What is asked →
Extract from the listing each line in which the word "diagram" appears.
>> BEGIN Dataset content
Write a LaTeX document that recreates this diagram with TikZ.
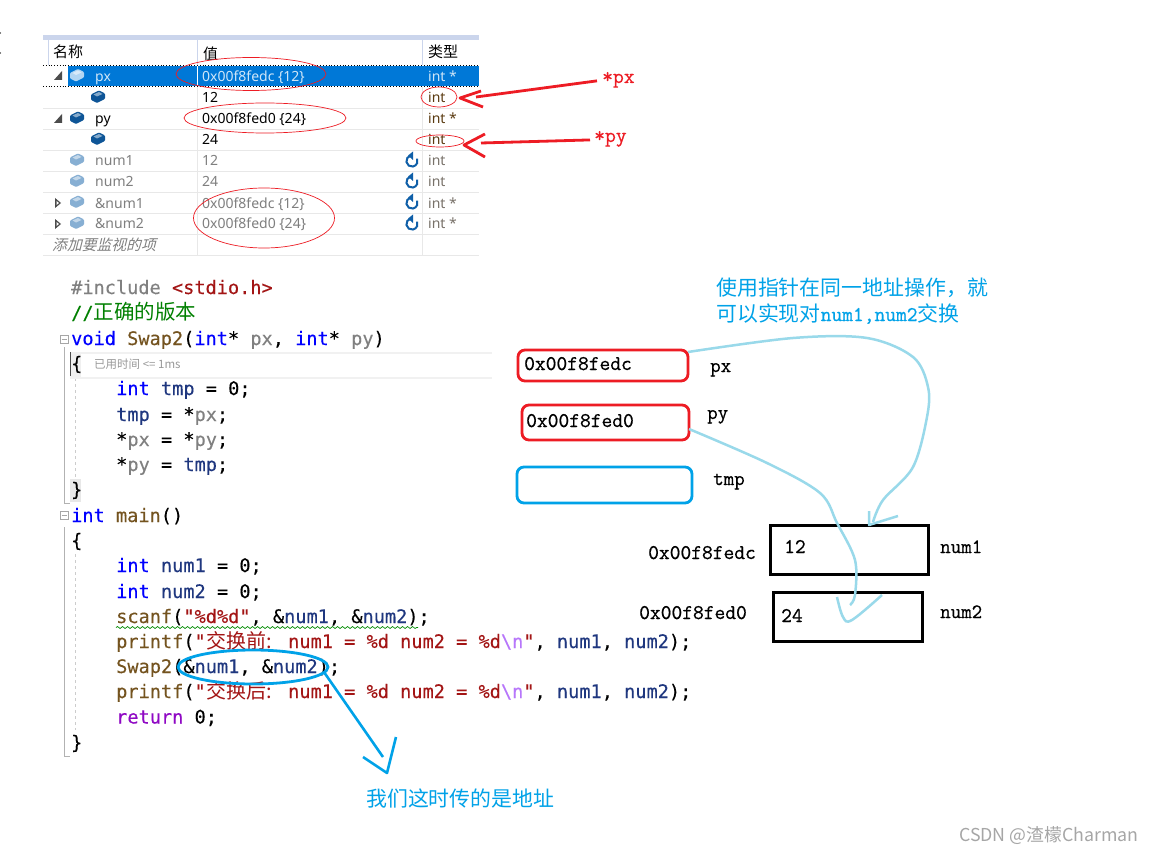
\documentclass[tikz,border=0pt]{standalone}
\usepackage{fontspec}
\usetikzlibrary{arrows.meta,decorations.pathmorphing,shapes.geometric}
\newfontfamily\codefont[FakeBold=0.2]{DejaVu Sans Mono}
\newfontfamily\uifont{Noto Sans}
\newfontfamily\cjkf{Noto Sans CJK SC}
\newfontfamily\cjkslant[RawFeature={slant=0.25}]{Noto Sans CJK SC}
\newfontfamily\serf[FakeBold=0.6]{Latin Modern Mono}
\definecolor{kw}{HTML}{0000FF}
\definecolor{var}{HTML}{1F377F}
\definecolor{fn}{HTML}{74531F}
\definecolor{str}{HTML}{A31515}
\definecolor{par}{HTML}{808080}
\definecolor{cmt}{HTML}{008000}
\definecolor{ret}{HTML}{8F08C4}
\definecolor{esc}{HTML}{B776FB}
\definecolor{inkred}{HTML}{ED1C24}
\definecolor{inkblue}{HTML}{00A2E8}
\definecolor{inklight}{HTML}{99D9EA}
\definecolor{sel}{HTML}{0078D7}
\definecolor{seltext}{HTML}{CFE6F8}
\definecolor{grid}{HTML}{E8E8E8}
\definecolor{band}{HTML}{CBD5EC}
\definecolor{dim}{HTML}{7F7F7F}
\definecolor{ty}{HTML}{5A3A10}
\definecolor{iconblue}{HTML}{0F5FA8}
\newcommand{\cs}[2]{\textcolor{#1}{#2}}
\newcommand{\ccjk}[1]{{\cjkf\fontsize{20.5}{22}\selectfont #1}}
\tikzset{
  code/.style={anchor=base west,inner sep=0pt,font=\codefont\fontsize{18.6}{20}\selectfont},
  ui/.style={anchor=base west,inner sep=0pt,font=\uifont\fontsize{14}{16}\selectfont},
  uicjk/.style={anchor=base west,inner sep=0pt,font=\cjkf\fontsize{15}{16}\selectfont},
  ser/.style={anchor=base west,inner sep=0pt,font=\serf\fontsize{20.9}{22}\selectfont},
  serlab/.style={anchor=base west,inner sep=0pt,font=\serf\fontsize{20.4}{22}\selectfont},
  redlab/.style={anchor=base west,inner sep=0pt,text=inkred,font=\serf\fontsize{21}{22}\selectfont},
  note/.style={anchor=base west,inner sep=0pt,text=inkblue,font=\cjkf\fontsize{20.9}{22}\selectfont},
  redth/.style={draw=inkred,line width=0.7pt,ellipse,inner sep=0pt,fill=none},
  memred/.style={draw=inkred,line width=2.8pt,rounded corners=7pt},
  memblue/.style={draw=inkblue,line width=2.8pt,rounded corners=7pt},
  membox/.style={draw=black,line width=3pt},
  hand/.style={draw=inkred,line width=2.8pt,line join=round},
  handb/.style={draw=inkblue,line width=2.6pt,line join=round},
  handl/.style={draw=inklight,line width=2.5pt,line join=round},
}
\newcommand{\cube}[3]{\fill[#3,rounded corners=1pt] (#1-7,#2-2.5) -- (#1+1,#2-6.5) -- (#1+7,#2-3.5) -- (#1+7,#2+2) -- (#1-1,#2+6) -- (#1-7,#2+3) -- cycle;
  \fill[white,opacity=.5] (#1-4.5,#2-2.5) -- (#1+1,#2-5) -- (#1+4.5,#2-3) -- (#1-1,#2-.5) -- cycle;}
\newcommand{\refreshicon}[2]{\draw[iconblue,line width=2pt] (#1-1,#2-5.5) arc[start angle=-100,end angle=-385,radius=5.6];
  \fill[iconblue] (#1-4,#2-5.5) -- (#1+1,#2-9.5) -- (#1+1,#2-1) -- cycle;}
\begin{document}
\begin{tikzpicture}[x=1pt,y=-1pt]
\useasboundingbox (0,0) rectangle (1156,853);
\fill[white] (0,0) rectangle (1156,853);
\fill (0.5,33) circle (.7); \fill (0.5,53) circle (.7);
% --- watch table
\fill[band] (43,35) rectangle (479,40);
\fill[sel] (68,66) rectangle (479,86);
\draw[black,dotted,line width=.8pt] (43,65.5) -- (479,65.5) (43,86.5) -- (479,86.5);
\foreach \y in {108,129,150,171,192,213,234,255} \draw[grid,line width=.8pt] (43,\y) -- (479,\y);
\draw[band,line width=.8pt] (48,40) -- (48,65) (197,40) -- (197,65) (422,40) -- (422,65);
\draw[grid,line width=.8pt] (197,87) -- (197,255) (422,87) -- (422,255);
\draw[white,line width=.6pt] (197,66) -- (197,86);
\node[uicjk] (h1) at (53,58) {名称};
\node[uicjk] (h2) at (203,60) {值};
\node[uicjk] (h3) at (428,58) {类型};
% triangles
\fill[black!70] (62,71) -- (62,80) -- (54,80) -- cycle;
\fill[black!70] (62,114) -- (62,123) -- (54,123) -- cycle;
\foreach \y in {203,224}{\fill[black!70] (55,\y-5) -- (61,\y) -- (55,\y+5) -- cycle; \fill[white] (56.5,\y-2) -- (59,\y) -- (56.5,\y+2) -- cycle;}
% cubes
\cube{77}{75.5}{sel!30!white}
\cube{98}{97}{iconblue!90!black}
\cube{77}{118}{iconblue!90!black}
\cube{98}{139}{iconblue!90!black}
\cube{77}{160}{iconblue!50!white}
\cube{77}{181}{iconblue!50!white}
\cube{77}{202}{iconblue!50!white}
\cube{77}{223}{iconblue!50!white}
% rows
\node[ui,text=seltext] (n1) at (95,81.5) {px};
\node[ui,text=seltext] (v1) at (202,81.5) {0x00f8fedc \{12\}};
\node[ui,text=seltext] (t1) at (428,81.5) {int *};
\node[ui] (v2) at (202,103) {12};
\node[ui,text=ty] (t2) at (428,103) {int};
\node[ui] (n3) at (95,124) {py};
\node[ui] (v3) at (202,124) {0x00f8fed0 \{24\}};
\node[ui,text=ty] (t3) at (428,124) {int *};
\node[ui] (v4) at (202,145) {24};
\node[ui,text=ty] (t4) at (428,145) {int};
\node[ui,text=dim] (n5) at (95,166) {num1};
\node[ui,text=dim] (v5) at (202,166) {12};
\node[ui,text=dim!80!ty] (t5) at (428,166) {int};
\node[ui,text=dim] (n6) at (95,187) {num2};
\node[ui,text=dim] (v6) at (202,187) {24};
\node[ui,text=dim!80!ty] (t6) at (428,187) {int};
\node[ui,text=dim] (n7) at (95,208) {\&num1};
\node[ui,text=dim] (v7) at (202,208) {0x00f8fedc \{12\}};
\node[ui,text=dim!80!ty] (t7) at (428,208) {int *};
\node[ui,text=dim] (n8) at (95,229) {\&num2};
\node[ui,text=dim] (v8) at (202,229) {0x00f8fed0 \{24\}};
\node[ui,text=dim!80!ty] (t8) at (428,229) {int *};
\node[anchor=base west,inner sep=0pt,text=dim,font=\cjkslant\fontsize{14.8}{16}\selectfont] (add) at (52,250) {添加要监视的项};
\refreshicon{412}{161}\refreshicon{412}{182}\refreshicon{412}{203}\refreshicon{412}{224}
% red annotations
\node[redth,minimum width=150pt,minimum height=33pt] (e1) at (251,74) {};
\node[redth,minimum width=162pt,minimum height=30pt] (e2) at (265,118) {};
\node[redth,minimum width=141pt,minimum height=60pt] (e3) at (264,218) {};
\node[redth,minimum width=36pt,minimum height=20pt] (e4) at (439,97) {};
\node[redth,minimum width=48pt,minimum height=12pt] (e5) at (440,141) {};
\node[redlab] (lpx) at (602,83) {*px};
\node[redlab] (lpy) at (594,142) {*py};
\coordinate (a1e) at (476,97);
\coordinate (a2e) at (481,143);
\draw[hand] ([xshift=-5pt,yshift=-1pt]lpx.west) -- (a1e);
\draw[hand] (481,91) -- (460,98) -- (483,107);
\draw[hand] ([xshift=-4pt,yshift=-1pt]lpy.west) -- (a2e);
\draw[hand] (485,134) -- (464,145) -- (485,157);
% --- code gutter
\fill[gray!12] (70,352) rectangle (81,378);
\fill[gray!18] (70,479) rectangle (81,502);
\draw[gray!60,line width=.8pt] (64,347) -- (64,503) -- (70,503);
\draw[gray!60,line width=.8pt] (64,527) -- (64,756) -- (70,756);
\foreach \y in {339,515}{\draw[gray!70,line width=.7pt] (60,\y-4) rectangle (68,\y+4); \draw[gray!70,line width=.7pt] (61.5,\y) -- (66.5,\y);}
\draw[gray!40,dashed,line width=.7pt] (75,378) -- (75,478);
\draw[gray!40,dashed,line width=.7pt] (75,554) -- (75,730);
\fill[grid!60] (70,351.5) rectangle (492,353.5);
\fill[grid!60] (70,376.5) rectangle (492,378.5);
\draw[black!70,line width=1.2pt] (70.5,352) -- (70.5,376);
% --- code
\node[code] (c1) at (71,294) {\cs{par}{\#include} \cs{str}{<stdio.h>}};
\node[code] (c2) at (71,319.5) {\cs{cmt}{//\ccjk{正确的版本}}};
\node[code] (c3) at (71,345) {\cs{kw}{void} \cs{fn}{Swap2}(\cs{kw}{int}* \cs{par}{px}, \cs{kw}{int}* \cs{par}{py})};
\node[code] (c4) at (71,370) {\{};
\node[anchor=base west,inner sep=0pt,text=gray!80,font=\cjkf\fontsize{11.5}{12}\selectfont] (c4b) at (94,368) {已用时间 <= 1ms};
\node[code] (c5) at (116,395) {\cs{kw}{int} \cs{var}{tmp} = 0;};
\node[code] (c6) at (116,421) {\cs{var}{tmp} = *\cs{par}{px};};
\node[code] (c7) at (116,446) {*\cs{par}{px} = *\cs{par}{py};};
\node[code] (c8) at (116,471) {*\cs{par}{py} = \cs{var}{tmp};};
\node[code] (c9) at (71,496) {\}};
\node[code] (c10) at (71,522) {\cs{kw}{int} \cs{fn}{main}()};
\node[code] (c11) at (71,547) {\{};
\node[code] (c12) at (116,572) {\cs{kw}{int} \cs{var}{num1} = 0;};
\node[code] (c13) at (116,598) {\cs{kw}{int} \cs{var}{num2} = 0;};
\node[code] (c14) at (116,623) {\cs{fn}{scanf}(\cs{str}{"\%d\%d"}, \&\cs{var}{num1}, \&\cs{var}{num2});};
\node[code] (c15a) at (116,648) {\cs{fn}{printf}(\cs{str}{"}};
\node[anchor=base west,inner sep=0pt,text=str,font=\cjkf\fontsize{20}{22}\selectfont] (c15b) at (206,648) {交换前:};
\node[code] (c15c) at (288,648) {\cs{str}{num1 = \%d num2 = \%d}\cs{esc}{\textbackslash n}\cs{str}{"}, \cs{var}{num1}, \cs{var}{num2});};
\node[code] (c16) at (116,673) {\cs{fn}{Swap2}(\&\cs{var}{num1}, \&\cs{var}{num2});};
\node[code] (c17a) at (116,698) {\cs{fn}{printf}(\cs{str}{"}};
\node[anchor=base west,inner sep=0pt,text=str,font=\cjkf\fontsize{20}{22}\selectfont] (c17b) at (206,698) {交换后:};
\node[code] (c17c) at (288,698) {\cs{str}{num1 = \%d num2 = \%d}\cs{esc}{\textbackslash n}\cs{str}{"}, \cs{var}{num1}, \cs{var}{num2});};
\node[code] (c18) at (116,723.5) {\cs{ret}{return} 0;};
\node[code] (c19) at (71,749) {\}};
\draw[green!55!black,line width=.7pt,decorate,decoration={snake,amplitude=1pt,segment length=5pt}] (116,627.5) -- (418,627.5);
% --- memory diagram
\node[memred,minimum width=170pt,minimum height=31pt,inner sep=0pt] (bpx) at (603,365.5) {};
\node[memred,minimum width=167pt,minimum height=35pt,inner sep=0pt] (bpy) at (605.5,422.5) {};
\node[memblue,minimum width=175pt,minimum height=36pt,inner sep=0pt] (btmp) at (604.5,485) {};
\node[membox,minimum width=158pt,minimum height=49pt,inner sep=0pt] (bn1) at (849,549.5) {};
\node[membox,minimum width=149pt,minimum height=49pt,inner sep=0pt] (bn2) at (847.5,616.5) {};
\node[ser] (tpx) at (524,370) {0x00f8fedc};
\node[ser] (tpy) at (526,427) {0x00f8fed0};
\node[serlab] (lp1) at (710,372) {px};
\node[serlab] (lp2) at (707,419) {py};
\node[serlab] (lp3) at (713,485) {tmp};
\node[ser] (ad1) at (648,559) {0x00f8fedc};
\node[ser] (ad2) at (639,619) {0x00f8fed0};
\node[ser] (v12) at (784,553) {12};
\node[ser] (v24) at (781,622) {24};
\node[serlab] (ln1) at (940,553) {num1};
\node[serlab] (ln2) at (940,618) {num2};
\node[note] (nt1) at (716,295) {使用指针在同一地址操作，就};
\node[note] (nt2) at (716,321) {可以实现对{\serf num1,num2}交换};
\node[note] (nt3) at (366,806) {我们这时传的是地址};
% --- hand connectors
\draw[handl] plot[smooth,tension=.55] coordinates {(688,352) (793,338) (867,338) (913,357) (928,387) (927,417) (913,467) (883,500) (873,522)};
\draw[handl] (869,511) -- (869,525) -- (898,516);
\draw[handl] plot[smooth,tension=.55] coordinates {(689,429) (767,463) (820,493) (837,523) (855,560) (855,595) (850,605)};
\draw[handl] plot[smooth,tension=.6] coordinates {(837,597) (843,617) (852,620) (882,595)};
% --- blue call annotation
\node[draw=inkblue,line width=2.8pt,ellipse,inner sep=0pt,minimum width=150pt,minimum height=34pt] (ecall) at (253,667) {};
\coordinate (tip) at (383,757);
\draw[handb] (ecall.-5) -- (tip);
\draw[handb] (363,757) -- (387,773) -- (396,737);
% --- watermark
\node[anchor=base west,inner sep=0pt,text=gray!70,font=\cjkf\fontsize{17.8}{19}\selectfont] (wm) at (959,841) {CSDN @渣檬Charman};
\end{tikzpicture}
\end{document}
>> END Dataset content
Full answer →
Write a LaTeX document that recreates this diagram with TikZ.
% --- memory diagram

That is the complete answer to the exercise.